Uncontrolled Two-Step Iterative Calibration Algorithm for Lidar–IMU System

Round 1

Reviewer 1 Report

This study presents a new uncontrolled two-step iterative calibration algorithm that eliminates motion distortion and improves the accuracy of the lidar- imu system. The algorithm first corrects for rotational motion distortions by matching the original inter-frame point cloud.

Both in the abstract and in the experiments, the authors mention that the method in this study produces significantly better calibration results for vehicle-mounted, handheld, backpack, and other LiDAR acquisition methods compared to traditional methods. The algorithms have high accuracy, robustness and efficiency compared to existing algorithms.

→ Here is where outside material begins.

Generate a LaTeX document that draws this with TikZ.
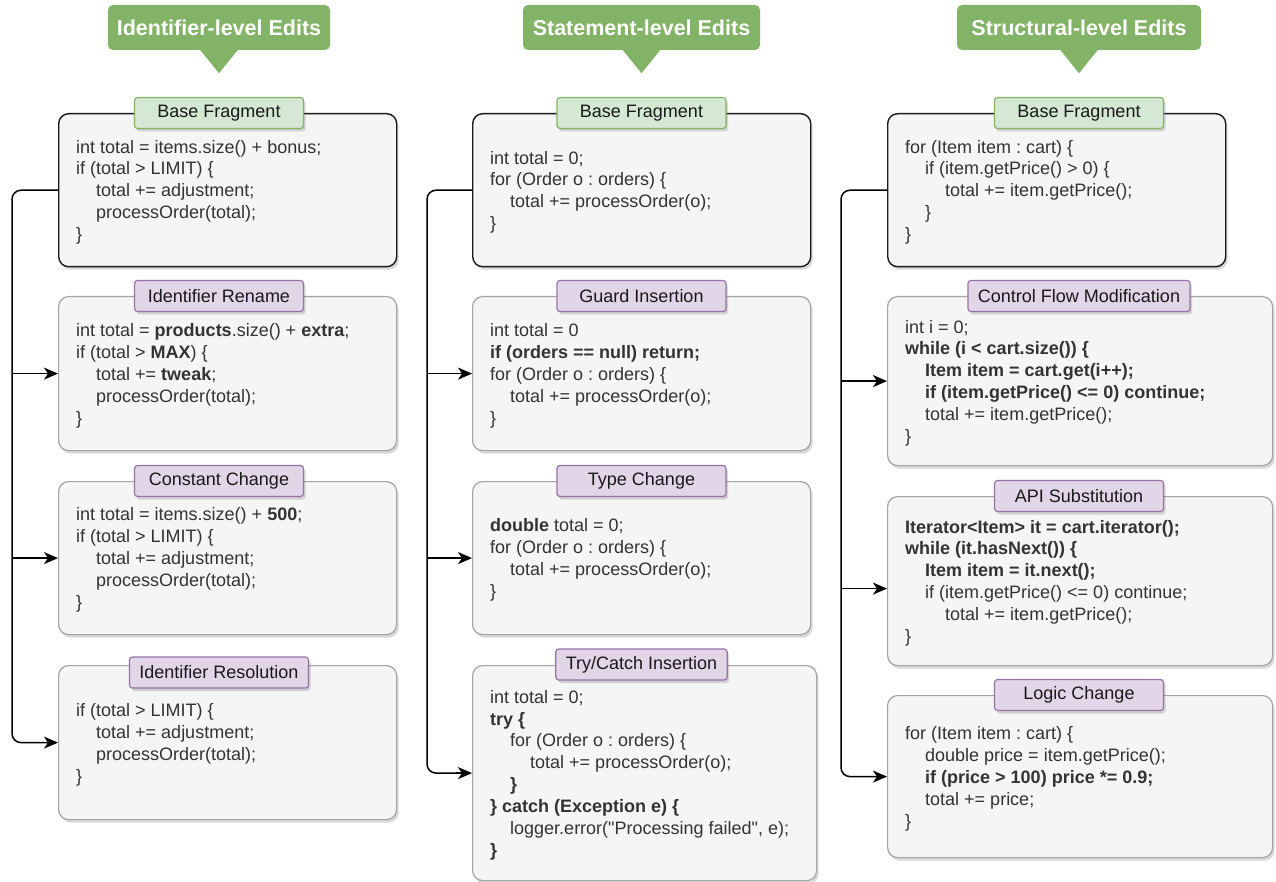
\documentclass[tikz,border=0pt]{standalone}
\usepackage{fontspec}
\setmainfont{Liberation Sans}[Ligatures=TeXOff]
\usetikzlibrary{shadows,arrows.meta}
\definecolor{hdrgreen}{HTML}{82B366}
\definecolor{tagGfill}{HTML}{D5E8D4}
\definecolor{tagGline}{HTML}{82B366}
\definecolor{tagPfill}{HTML}{E1D5E7}
\definecolor{tagPline}{HTML}{9673A6}
\definecolor{boxfill}{HTML}{F5F5F5}
\definecolor{codetext}{HTML}{333333}
\definecolor{editline}{HTML}{A3A3A3}
\newcommand\ind{\hspace*{20pt}}
\frenchspacing
\tikzset{
  hdr/.style={fill=hdrgreen, text=white, font=\fontsize{21.5}{26}\selectfont\bfseries,
    rounded corners=5pt, minimum height=45pt, inner sep=0pt},
  boxshadow/.style={drop shadow={shadow xshift=2pt, shadow yshift=-3pt, opacity=0.25, fill=black!60}},
  basebox/.style={draw=black!90, line width=1.4pt, fill=boxfill, rounded corners=10pt,
    boxshadow, anchor=north west, inner sep=0pt},
  editbox/.style={draw=editline, line width=1.2pt, fill=boxfill, rounded corners=10pt,
    boxshadow, anchor=north west, inner sep=0pt},
  tagG/.style={fill=tagGfill, draw=tagGline, line width=1.2pt, rounded corners=3pt,
    minimum width=169pt, minimum height=31pt, inner xsep=10pt, inner ysep=0pt,
    font=\fontsize{18}{22}\selectfont, text=black!90, boxshadow},
  tagP/.style={tagG, fill=tagPfill, draw=tagPline},
  code/.style={anchor=west, align=left, inner sep=0pt, text=codetext,
    font=\fontsize{18}{21.9}\selectfont\frenchspacing},
  conn/.style={line width=1.5pt, draw=black, rounded corners=9pt},
  arr/.style={line width=1.5pt, draw=black, -{Stealth[length=14pt,width=12pt,inset=4pt]}},
}
\begin{document}
\begin{tikzpicture}[x=1pt,y=-1pt]
\useasboundingbox (0,0) rectangle (1276,882);

% headers
\node[hdr, minimum width=222pt] (h1) at (219,27.5) {Identifier-level Edits};
\node[hdr, minimum width=237pt] (h2) at (641.5,27.5) {Statement-level Edits};
\node[hdr, minimum width=244pt] (h3) at (1079,27.5) {Structural-level Edits};
\foreach \h in {h1,h2,h3}{
  \fill[hdrgreen] ([xshift=-19pt,yshift=0.5pt]\h.south) -- ([xshift=19pt,yshift=0.5pt]\h.south) -- ([yshift=-23pt]\h.south) -- cycle;
}

% column 1 boxes
\node[basebox, minimum width=338pt, minimum height=153pt] (b1) at (58,113) {};
\node[editbox, minimum width=338pt, minimum height=154pt] (e11) at (58,296) {};
\node[editbox, minimum width=338pt, minimum height=153pt] (e12) at (58,481) {};
\node[editbox, minimum width=338pt, minimum height=154pt] (e13) at (58,665) {};
% column 2 boxes
\node[basebox, minimum width=338pt, minimum height=153pt] (b2) at (472,113) {};
\node[editbox, minimum width=338pt, minimum height=154pt] (e21) at (472,296) {};
\node[editbox, minimum width=338pt, minimum height=153pt] (e22) at (472,481) {};
\node[editbox, minimum width=344pt, minimum height=215pt] (e23) at (472,665) {};
% column 3 boxes
\node[basebox, minimum width=338pt, minimum height=153pt] (b3) at (887,113) {};
\node[editbox, minimum width=385pt, minimum height=169pt] (e31) at (887,296) {};
\node[editbox, minimum width=385pt, minimum height=169pt] (e32) at (887,496) {};
\node[editbox, minimum width=385pt, minimum height=162pt] (e33) at (887,695) {};

% connectors
\coordinate (s1) at (12,0);
\coordinate (s2) at (427,0);
\coordinate (s3) at (841,0);
\draw[conn] (b1.west) -- (s1 |- b1.west) -- (s1 |- e13.west) -- ([xshift=-2pt]e13.west);
\draw[arr] ([xshift=-16pt]e13.west) -- (e13.west);
\draw[arr] (s1 |- e11.west) -- (e11.west);
\draw[arr] (s1 |- e12.west) -- (e12.west);
\draw[conn] (b2.west) -- (s2 |- b2.west) -- (s2 |- e23.west) -- ([xshift=-2pt]e23.west);
\draw[arr] ([xshift=-16pt]e23.west) -- (e23.west);
\draw[arr] (s2 |- e21.west) -- (e21.west);
\draw[arr] (s2 |- e22.west) -- (e22.west);
\draw[conn] (b3.west) -- (s3 |- b3.west) -- (s3 |- e33.west) -- ([xshift=-2pt]e33.west);
\draw[arr] ([xshift=-16pt]e33.west) -- (e33.west);
\draw[arr] (s3 |- e31.west) -- (e31.west);
\coordinate (e32in) at ([yshift=-7.5pt]e32.west);
\draw[arr] (s3 |- e32in) -- (e32in);

% tags
\node[tagG] (t1) at (h1.south |- b1.north) {Base Fragment};
\node[tagP] (t11) at (h1.south |- e11.north) {Identifier Rename};
\node[tagP] (t12) at (h1.south |- e12.north) {Constant Change};
\node[tagP] (t13) at ([yshift=-7.5pt]h1.south |- e13.north) {Identifier Resolution};
\node[tagG] (t2) at (h2.south |- b2.north) {Base Fragment};
\node[tagP] (t21) at (h2.south |- e21.north) {Guard Insertion};
\node[tagP] (t22) at (h2.south |- e22.north) {Type Change};
\node[tagP] (t23) at ([yshift=0.5pt]h2.south |- e23.north) {Try/Catch Insertion};
\node[tagG] (t3) at (h3.south |- b3.north) {Base Fragment};
\node[tagP] (t31) at (h3.south |- e31.north) {Control Flow Modification};
\node[tagP] (t32) at (h3.south |- e32.north) {API Substitution};
\node[tagP] (t33) at (h3.south |- e33.north) {Logic Change};

% code column 1
\node[code] (c1) at ([xshift=18pt,yshift=-2pt]b1.west) {int total = items.size() + bonus;\\
if (total > LIMIT) \{\\
\ind total += adjustment;\\
\ind processOrder(total);\\
\}};
\node[code] (c11) at ([xshift=18pt,yshift=-2pt]e11.west) {int total = \textbf{products}.size() + \textbf{extra};\\
if (total > \textbf{MAX}) \{\\
\ind total += \textbf{tweak};\\
\ind processOrder(total);\\
\}};
\node[code] (c12) at ([xshift=18pt,yshift=-2pt]e12.west) {int total = items.size() + \textbf{500};\\
if (total > LIMIT) \{\\
\ind total += adjustment;\\
\ind processOrder(total);\\
\}};
\node[code] (c13) at ([xshift=18pt,yshift=-2pt]e13.west) {if (total > LIMIT) \{\\
\ind total += adjustment;\\
\ind processOrder(total);\\
\}};

% code column 2
\node[code] (c2) at ([xshift=18pt,yshift=-2pt]b2.west) {int total = 0;\\
for (Order o : orders) \{\\
\ind total += processOrder(o);\\
\}};
\node[code] (c21) at ([xshift=18pt,yshift=-2pt]e21.west) {int total = 0\\
\textbf{if (orders == null) return;}\\
for (Order o : orders) \{\\
\ind total += processOrder(o);\\
\}};
\node[code] (c22) at ([xshift=18pt,yshift=-2pt]e22.west) {\textbf{double} total = 0;\\
for (Order o : orders) \{\\
\ind total += processOrder(o);\\
\}};
\node[code] (c23) at ([xshift=18pt,yshift=-2pt]e23.west) {int total = 0;\\
\textbf{try \{}\\
\ind for (Order o : orders) \{\\
\ind\ind total += processOrder(o);\\
\ind\textbf{\}}\\
\textbf{\} catch (Exception e) \{}\\
\ind logger.error("Processing failed", e);\\
\textbf{\}}};

% code column 3
\node[code] (c3) at ([xshift=18pt,yshift=-2pt]b3.west) {for (Item item : cart) \{\\
\ind if (item.getPrice() > 0) \{\\
\ind\ind total += item.getPrice();\\
\ind\}\\
\}};
\node[code] (c31) at ([xshift=18pt,yshift=-2pt]e31.west) {int i = 0;\\
\textbf{while (i < cart.size()) \{}\\
\ind\textbf{Item item = cart.get(i++);}\\
\ind\textbf{if (item.getPrice() <= 0) continue;}\\
\ind total += item.getPrice();\\
\}};
\node[code] (c32) at ([xshift=18pt,yshift=-2pt]e32.west) {\textbf{Iterator<Item> it = cart.iterator();}\\
\textbf{while (it.hasNext()) \{}\\
\ind\textbf{Item item = it.next();}\\
\ind if (item.getPrice() <= 0) continue;\\
\ind\ind total += item.getPrice();\\
\}};
\node[code] (c33) at ([xshift=18pt,yshift=-2pt]e33.west) {for (Item item : cart) \{\\
\ind double price = item.getPrice();\\
\ind\textbf{if (price > 100) price *= 0.9;}\\
\ind total += price;\\
\}};
\end{tikzpicture}
\end{document}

However, both the method and the experimental discussion seem to me to be based on improvements rather than completely new. And, is based on a comparison of algorithms that exist in existing databases. If it is only a test comparison, this is not wrong, but using this to suggest that this method is more applicable to multiple Lidar is not accurate and not strongly convincing.

I think it is interesting that "In our future work" is a real innovation that I would like to see. Only a multifactorial and multifaceted experimental analysis of complex systems can lead to a new SLAM algorithm that is different from the original database algorithm or other algorithms. Therefore I suggest to add to the original manuscript. Of course, this is not a requirement, but rather a reflection of where the real innovation of the manuscript lies.

Author Response

Please see the attachment.

Author Response File: Author Response.pdf

Reviewer 2 Report

This paper presented a novel algorithm for sensor calibration. It is pretty important in the robotic area. Overall, the structure of this paper is well organized, and the presentation is relatively clear. The idea is interesting and has potential. However, there are still a few problems that need to be carefully addressed before a possible publication. More specifically,

Q-1 In the introduction, the importance of sensor calibration should be highlighted. For example, in the area of autonomous driving, it could improve the state estimation including position, velocity, and attitude. Thus, it would enhance the performance of vehicle safety control. Some related references to the drivetrain control applications should be discussed in the introduction: a hierarchical energy efficiency optimization control strategy for distributed drive electric vehicles; dynamic drifting control for general path tracking of autonomous vehicles; automated vehicle sideslip angle estimation considering signal measurement characteristic.

Q-2 For the calibration of the sensor, time synchronization and sampling frequency would also have an effect on the results. For example, we always assume that IMU has the ability of high frequency and no delay. On the contrary, GNSS, LiDAR, and camera would be the low frequency with signal delay. Some related work should be added in the introduction: vision‐aided intelligent vehicle sideslip angle estimation based on a dynamic model; IMU-based automated vehicle body sideslip angle and attitude estimation aided by GNSS using parallel adaptive Kalman filters.

Q-3: In Figure 7, please draw with different line types.

Q-4: Optimize Figure 2 to align with the page width.

Author Response

Please see the attachment.

Author Response File: Author Response.pdf

Round 2

Reviewer 1 Report

The authors have read my review carefully and have made the appropriate changes in their response as well as in the revised draft. The revised work has met with my approval and I am therefore pleased to recommend this manuscript for acceptance in its current form.